Anyway we got in a few songs and tunes, though they wouldn't let ordinary people like us into the private do with Billy Bragg and the MPs in the cellar. But Billy came out and did a bit of stuff with us for the medua, picking on "I fought the Law" as his theme song for us to do with him. A bit defeatist. So Shambles switched it to "Time to make some changes", which is effectively the same tune anyway, but better words.
One of the policeman around was said to have told someone he played the uilleann pipes, and wished us good luck - and another to have asked if we could sing any Rebel Songs.
After we split up I drifted into the national gallery, and chanced upon a free concert of wind instruments, by students from the Royal College of Music. Whether they had a PEL I wouldn't know. And there was a free Braziliand Salsa Concert down in the crypt of St Martins in the Fields. So there is still music around, if you know where to look for it.
But walking back to the station I passed pub after pub, and one cafe and eating place after another - and it occurred to me that, though they differed enormously, they all had one thing in common. No live music.

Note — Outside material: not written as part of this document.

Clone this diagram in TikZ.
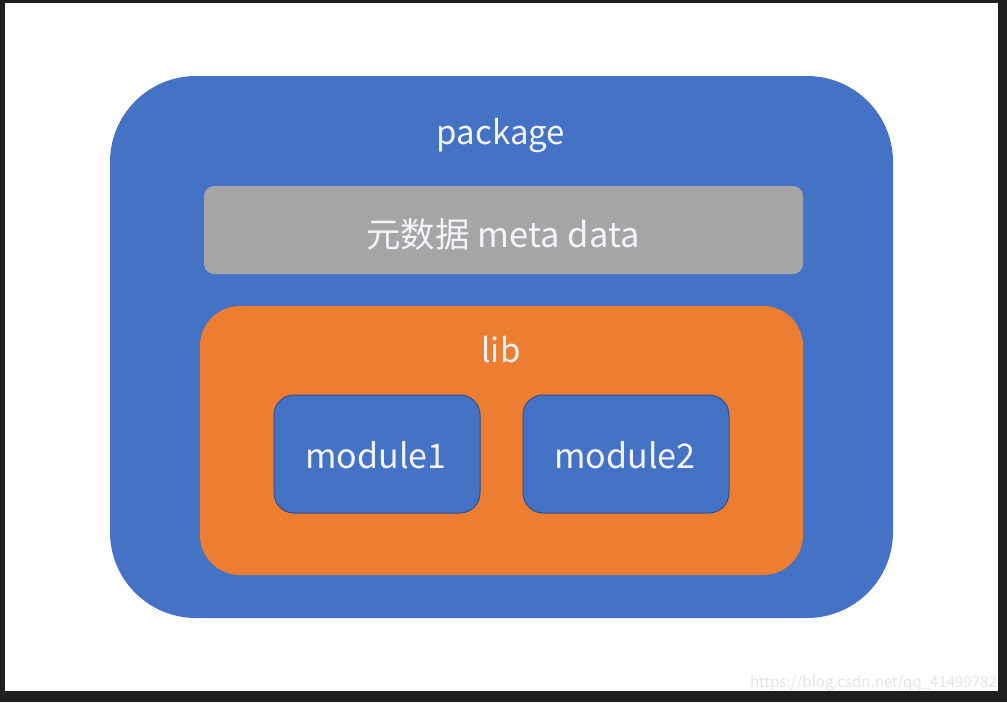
\documentclass[tikz,border=0pt]{standalone}
\usepackage{fontspec}
\setmainfont{Noto Sans CJK SC}
\definecolor{frame}{HTML}{1F1F1F}
\definecolor{pkgblue}{HTML}{4472C4}
\definecolor{liborange}{HTML}{ED7D31}
\definecolor{metagray}{HTML}{A5A5A5}
\definecolor{modborder}{HTML}{2F528F}
\definecolor{txt}{HTML}{F2F4FA}
\definecolor{wm}{HTML}{E4E4E4}
\tikzset{
  box/.style={anchor=north west, inner sep=0pt, outer sep=0pt},
  lbl/.style={text=txt, inner sep=0pt},
}
\begin{document}
\begin{tikzpicture}[x=1pt,y=-1pt]
\useasboundingbox (0,0) rectangle (1007,702);
\fill[frame] (0,0) rectangle (1007,702);
\fill[white] (5,3) rectangle (998,691);
\node[box, fill=pkgblue, rounded corners=86pt, minimum width=783pt, minimum height=542pt] (pkg) at (110,76) {};
\node[box, fill=metagray, rounded corners=10pt, minimum width=599pt, minimum height=88pt] (meta) at (204,186) {};
\node[box, fill=liborange, rounded corners=40pt, minimum width=603pt, minimum height=269pt] (lib) at (200,306) {};
\node[box, fill=pkgblue, draw=modborder, line width=1pt, rounded corners=20pt, minimum width=206pt, minimum height=118pt] (m1) at (274,395) {};
\node[box, fill=pkgblue, draw=modborder, line width=1pt, rounded corners=20pt, minimum width=206pt, minimum height=118pt] (m2) at (523,395) {};
\node[lbl, font=\fontsize{33}{38}\selectfont] (pkgt) at (501,135) {package};
\node[lbl, font=\fontsize{34.5}{40}\selectfont] (metat) at (503,234) {元数据 meta data};
\node[lbl, font=\fontsize{33}{38}\selectfont] (libt) at (501,350) {lib};
\node[lbl, font=\fontsize{34}{39}\selectfont] (m1t) at (376,455) {module1};
\node[lbl, font=\fontsize{34}{39}\selectfont] (m2t) at (625,455) {module2};
\node[text=wm, font=\fontsize{15}{17}\selectfont, inner sep=0pt, anchor=south east] (wmt) at (997,691) {https://blog.csdn.net/qq\_41499782};
\end{tikzpicture}
\end{document}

In fact the only live music I heard was down in the underground - two really good buskers, a white bloke with a fiddle and a black bloke with a guitar. And no sooner had they started playing when up came the London Transport man, and apologetically ordered them off. And then on the train, the sound of a melodian, and it was a very young girl busking, and not at all bad, considering she was having to lay single handed with a paper cup in the other hand for the money, and not much of that.
It struck me as very appropriate that in both cases the music was illegal. Like most music in the Land of Hope and Glory.
Oh yes - and as I was walking down to the Red Lion, passing the Household Artillery sentries in their horses, what do I see lying in the road in front of me. A dead rat. You couldn't make it up.